Le principal argument avancé par des experts pour contester le fait que l’Iran va approfondir encore plus ses rapports avec la Russie était une certaine percée dans les négociations sur l’Accord nucléaire. Si le Plan d’action global commun est signé, alors une part de sanctions contre l’Iran sera levée, et le pays aura l’accès aux marchés pétroliers européens. Toutefois, la politologue Faizeh Foroutan écrit dans un article du European Council On Foreign Relations que « les négociations avec l’Iran sont effectivement suspendues jusqu’après les élections de mi-mandat aux États-Unis, mais même après celles-ci, il sera impossible pour Joe Biden d’obtenir un soutien pour le renouvellement de l’accord si les missiles fournis par l’Iran sont tirés sur des villes ukrainiennes ». Foroutan remet également en question la pertinence de la vision de l’Occident sur une véritable attitude des dirigeants iraniens sur la signature de cet accord : « L’Occident œuvrait en se basant sur l’hypothèse que l’Iran veut continuer les négociations et lever les sanctions de l’Occident qui causent des préjudices, pourtant nombreux sont ceux parmi les personnes dans l’entourage des leaders actuels de l’Iran qui veulent renoncer à toute amélioration dans des rapports avec l’Occident et qui aspirent au lieu de cela à former un accord de long terme, une sorte d’alliance stratégique avec la Russie et la Chine ».

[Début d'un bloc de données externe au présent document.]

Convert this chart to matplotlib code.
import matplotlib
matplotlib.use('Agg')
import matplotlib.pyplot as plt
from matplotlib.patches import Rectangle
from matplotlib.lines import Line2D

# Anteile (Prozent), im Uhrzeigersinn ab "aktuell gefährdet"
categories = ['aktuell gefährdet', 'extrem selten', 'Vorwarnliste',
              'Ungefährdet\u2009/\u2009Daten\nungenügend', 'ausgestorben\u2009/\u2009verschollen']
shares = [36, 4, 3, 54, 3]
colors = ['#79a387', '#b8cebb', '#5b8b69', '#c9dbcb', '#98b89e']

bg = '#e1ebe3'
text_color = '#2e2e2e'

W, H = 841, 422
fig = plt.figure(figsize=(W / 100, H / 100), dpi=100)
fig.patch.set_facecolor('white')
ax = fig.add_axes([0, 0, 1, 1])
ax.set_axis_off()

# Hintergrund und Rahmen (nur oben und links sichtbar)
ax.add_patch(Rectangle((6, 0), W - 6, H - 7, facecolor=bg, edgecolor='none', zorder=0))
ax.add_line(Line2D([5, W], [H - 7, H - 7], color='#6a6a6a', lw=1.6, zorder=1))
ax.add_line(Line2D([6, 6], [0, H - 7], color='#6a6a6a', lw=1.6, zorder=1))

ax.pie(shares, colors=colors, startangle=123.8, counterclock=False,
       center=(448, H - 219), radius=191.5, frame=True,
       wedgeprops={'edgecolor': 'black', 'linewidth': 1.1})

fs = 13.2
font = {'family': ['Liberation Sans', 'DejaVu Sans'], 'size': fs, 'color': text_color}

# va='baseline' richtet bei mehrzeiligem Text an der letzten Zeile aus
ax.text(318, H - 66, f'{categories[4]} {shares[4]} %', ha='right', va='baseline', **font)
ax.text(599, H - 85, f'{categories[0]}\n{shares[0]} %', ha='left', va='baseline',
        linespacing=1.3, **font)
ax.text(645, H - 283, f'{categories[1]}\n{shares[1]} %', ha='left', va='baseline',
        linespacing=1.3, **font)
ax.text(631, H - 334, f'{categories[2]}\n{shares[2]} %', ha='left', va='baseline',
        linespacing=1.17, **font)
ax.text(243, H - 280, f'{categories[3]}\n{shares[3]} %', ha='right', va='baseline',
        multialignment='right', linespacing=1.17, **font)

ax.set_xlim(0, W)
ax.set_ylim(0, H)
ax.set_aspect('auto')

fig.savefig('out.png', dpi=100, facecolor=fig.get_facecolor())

Les experts du Proche-Orient ont aussi leur propre point de vue. Pour le chroniqueur d’al-Sharq al-Awsat Tariq al-Homayed, cette attitude de l’Iran s’inscrit bien dans la logique toute faite et prévisible. Il écrit que ce sont « les mêmes drones qui ont été utilisés par des groupes terroristes fidèles à l’Iran, qu’il s’agisse de Houthis, du Hezbollah, des Forces de mobilisation populaire ou d’Asaeb Ahel Al-Haq. Ils ont frappé les territoires de l’Arabie saoudite, des Émirats, de l’Irak et de quelques autres pays. » En s’adressant aux pays occidentaux, al-Homayed pose une question cinglante : « Aujourd’hui, vous vous préoccupez des drones iraniens remis à la Russie, et cela après que nous avons passé de longues années à vous convaincre qu’ils représentaient un danger pour nous… L’Europe est-elle plus importante que le reste du monde? » En conclusion, al-Homayed appelle à oublier « l’erreur d’Obama » – pour désigner l’accord sur le nucléaire – et à imposer de strictes sanctions à l’Iran, afin qu’il soit impossible pour l’Iran de continuer à terroriser l’Europe et l’Asie.

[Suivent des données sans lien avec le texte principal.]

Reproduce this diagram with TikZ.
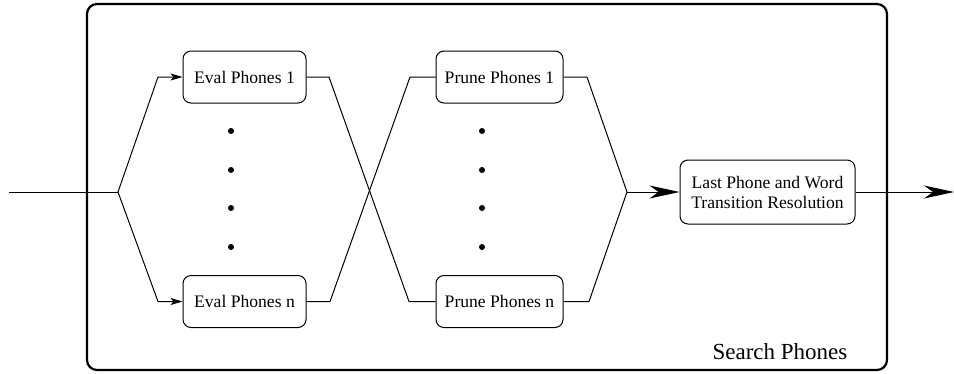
\documentclass[tikz,border=0pt]{standalone}
\usepackage{fontspec}
\setmainfont{Liberation Serif}
\usetikzlibrary{arrows.meta}
\begin{document}
\begin{tikzpicture}[x=1pt,y=-1pt,
  every node/.style={font=\fontsize{17.6}{20}\selectfont},
  box/.style={draw,line width=1pt,rounded corners=8pt,minimum height=52pt,inner sep=0pt,align=center},
  wire/.style={line width=1pt},
  smallarr/.style={wire,-{Stealth[length=12pt,width=7pt,inset=3pt]}},
  bigarr/.style={wire,-{Stealth[length=30pt,width=13pt,inset=9pt]}},
  dot/.style={circle,fill=black,inner sep=0pt,minimum size=6pt}]
\useasboundingbox (0,0) rectangle (954,373);
\draw[line width=2.2pt,rounded corners=10pt] (87,4) rectangle (887,370);
\node[font=\fontsize{23}{26}\selectfont,anchor=base] (search) at (780,359) {Search Phones};
% nodes
\node[box,minimum width=123pt] (e1) at (244.5,77) {Eval Phones 1};
\node[box,minimum width=123pt] (en) at (244.5,301.5) {Eval Phones n};
\node[box,minimum width=127pt] (p1) at (499.5,77) {Prune Phones 1};
\node[box,minimum width=127pt] (pn) at (499.5,301.5) {Prune Phones n};
\node[box,minimum width=175pt,minimum height=64pt] (last) at (767.5,192) {Last Phone and Word\\Transition Resolution};
\foreach \i/\y in {1/131,2/170,3/208,4/247}{
  \node[dot] (ed\i) at (231,\y) {};
  \node[dot] (pd\i) at (482,\y) {};
}
% coordinates
\coordinate (in) at (9,192);
\coordinate (split) at (118,192);
\coordinate (join) at (627,192);
\coordinate (out) at (954,192);
% wires
\draw[wire] (in) -- (split);
\draw[smallarr] (split) -- (158,77) -- (e1.west);
\draw[smallarr] (split) -- (158,301.5) -- (en.west);
\draw[wire] (e1.east) -- (329,77) -- (409,301.5) -- (pn.west);
\draw[wire] (en.east) -- (330,301.5) -- (410,77) -- (p1.west);
\draw[wire] (p1.east) -- (587,77) -- (join);
\draw[wire] (pn.east) -- (589,301.5) -- (join);
\draw[bigarr] (join) -- (last.west);
\draw[bigarr] (last.east) -- (out);
\end{tikzpicture}
\end{document}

Il existe également une hypothèse assez répandue, selon laquelle l’Iran transfère des armes à la Fédération de Russie en échange des technologies nucléaires. Cependant, les publications faisant autorité et les experts sérieux ne la prennent presque pas en compte. Il y a deux raisons à cela. Premièrement, rien ne prouve qu’un échange de technologies ou un transfert de certains composants vers l’Iran ait effectivement lieu. Deuxièmement, il existe une opinion assez répandue selon laquelle l’Iran dans son ensemble est déjà prêt pour lancer des essais nucléaires, la seule chose qui manque, c’est un ordre des chefs de l’état, qui traînent par crainte de conséquences politiques. Cette hypothèse est corroborée par le fait qu’en avril dernier, la Maison Blanche avait annoncé que des armes nucléaires de l’Iran se tenaient absolument prêts à être activées. Dans ce contexte, l’aide russe au programme nucléaire devient inutile.